-- BEGIN GIVEN INFORMATION --
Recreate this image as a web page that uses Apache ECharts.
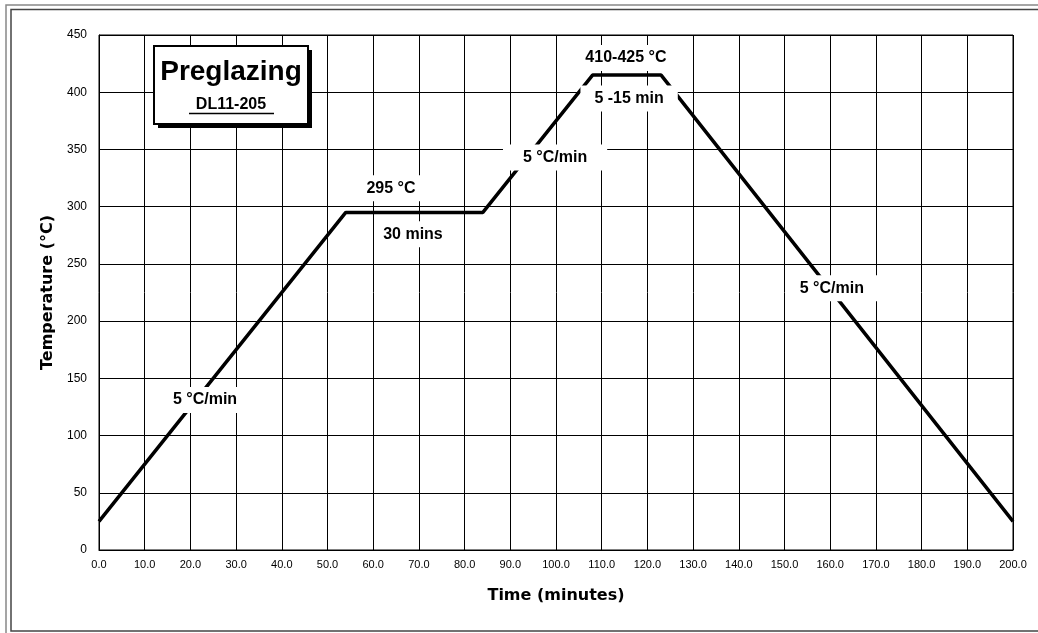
<!DOCTYPE html>
<html>
<head>
<meta charset="utf-8">
<script src="https://cdn.jsdelivr.net/npm/echarts@6/dist/echarts.min.js"></script>
<style>
html,body{margin:0;padding:0;background:#fff;}
#chart{width:1038px;height:633px;}
</style>
</head>
<body>
<div id="chart"></div>
<script>
// ---- data ----
const times = [0, 54, 84, 108, 123, 200];
const temps = [25, 295, 295, 415, 415, 25];

const noteTexts = ['5 °C/min', '295 °C', '30 mins', '5 °C/min', '410-425 °C', '5 -15 min', '5 °C/min'];
const noteTimes = [23.2, 63.9, 68.7, 99.8, 115.3, 116.0, 164.3];
const noteTemps = [131, 316, 276, 343, 430, 394.5, 228.7];

const xRange = [0, 200];
const xStep = 10;
const yRange = [0, 450];
const yStep = 50;

const titleText = 'Preglazing';
const subtitleText = 'DL11-205';
const xName = 'Time (minutes)';
const yName = 'Temperature (°C)';

// ---- chart ----
const chart = echarts.init(document.getElementById('chart'), null, {renderer: 'canvas'});

const notePadding = [[5, 6], [5, 6], [5, 6], [5, 20], [5, 10], [5, 14], [5, 40, 5, 4]];

const option = {
  animation: false,
  backgroundColor: '#fff',
  grid: {left: 99, right: 25, top: 35, bottom: 83, show: true, borderColor: '#000', borderWidth: 1},
  xAxis: {
    type: 'value', min: xRange[0], max: xRange[1], interval: xStep,
    name: xName, nameLocation: 'middle', nameGap: 38,
    nameTextStyle: {fontFamily: 'DejaVu Sans', fontWeight: 'bold', fontSize: 16, color: '#000'},
    axisLine: {show: true, lineStyle: {color: '#000', width: 1}},
    axisTick: {show: false},
    axisLabel: {
      fontFamily: 'Liberation Sans', fontSize: 11, color: '#000', margin: 9,
      formatter: v => v.toFixed(1)
    },
    splitLine: {show: true, lineStyle: {color: '#000', width: 1}}
  },
  yAxis: {
    type: 'value', min: yRange[0], max: yRange[1], interval: yStep,
    name: yName, nameLocation: 'middle', nameGap: 42, nameRotate: 90,
    nameTextStyle: {fontFamily: 'DejaVu Sans', fontWeight: 'bold', fontSize: 16, color: '#000'},
    axisLine: {show: true, lineStyle: {color: '#000', width: 1}},
    axisTick: {show: false},
    axisLabel: {fontFamily: 'Liberation Sans', fontSize: 12, color: '#000', margin: 12},
    splitLine: {show: true, lineStyle: {color: '#000', width: 1}}
  },
  series: [
    {
      type: 'line',
      data: times.map((t, i) => [t, temps[i]]),
      symbol: 'none',
      lineStyle: {color: '#000', width: 3.5},
      z: 3
    },
    {
      type: 'scatter',
      symbolSize: 0,
      z: 10,
      itemStyle: {opacity: 1, color: '#000'},
      data: noteTexts.map((txt, i) => ({
        value: [noteTimes[i], noteTemps[i]],
        name: txt,
        label: {padding: notePadding[i]}
      })),
      label: {
        show: true, position: 'inside',
        formatter: p => p.name,
        fontFamily: 'Liberation Sans', fontWeight: 'bold', fontSize: 16, color: '#000',
        textBorderWidth: 0, textBorderColor: 'transparent',
        backgroundColor: '#fff', opacity: 1
      },
      emphasis: {disabled: true},
      silent: true
    }
  ],
  graphic: [
    // page frame
    {type: 'rect', shape: {x: 6, y: 5, width: 1100, height: 700}, style: {fill: null, stroke: '#888', lineWidth: 1.5}, silent: true},
    {type: 'rect', shape: {x: 11, y: 9.5, width: 1100, height: 621.5}, style: {fill: null, stroke: '#444', lineWidth: 1.5}, silent: true},
    // title box shadow + box
    {type: 'rect', shape: {x: 158, y: 50, width: 154, height: 78}, style: {fill: '#000'}, z: 20},
    {type: 'rect', shape: {x: 154, y: 46, width: 154, height: 78}, style: {fill: '#fff', stroke: '#000', lineWidth: 2}, z: 21},
    {type: 'text', x: 231, y: 72, style: {text: titleText, font: 'bold 28px "Liberation Sans", Arial', fill: '#000', align: 'center', verticalAlign: 'middle'}, z: 22},
    {type: 'text', x: 231, y: 105, style: {text: subtitleText, font: 'bold 16px "Liberation Sans", Arial', fill: '#000', align: 'center', verticalAlign: 'middle'}, z: 22},
    {type: 'line', shape: {x1: 189, y1: 113.5, x2: 274, y2: 113.5}, style: {stroke: '#000', lineWidth: 1.5}, z: 22}
  ]
};

chart.setOption(option);
</script>
</body>
</html>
-- END GIVEN INFORMATION --
Your task is to restate word for word the lines from the top of the data to the line containing "const noteTemps = [131, 316, 276, 343, 430, 394.5, 228.7];", both ends included, with every picture left out.

- [TASK SOLUTION]:
Recreate this image as a web page that uses Apache ECharts.
<!DOCTYPE html>
<html>
<head>
<meta charset="utf-8">
<script src="https://cdn.jsdelivr.net/npm/echarts@6/dist/echarts.min.js"></script>
<style>
html,body{margin:0;padding:0;background:#fff;}
#chart{width:1038px;height:633px;}
</style>
</head>
<body>
<div id="chart"></div>
<script>
// ---- data ----
const times = [0, 54, 84, 108, 123, 200];
const temps = [25, 295, 295, 415, 415, 25];

const noteTexts = ['5 °C/min', '295 °C', '30 mins', '5 °C/min', '410-425 °C', '5 -15 min', '5 °C/min'];
const noteTimes = [23.2, 63.9, 68.7, 99.8, 115.3, 116.0, 164.3];
const noteTemps = [131, 316, 276, 343, 430, 394.5, 228.7];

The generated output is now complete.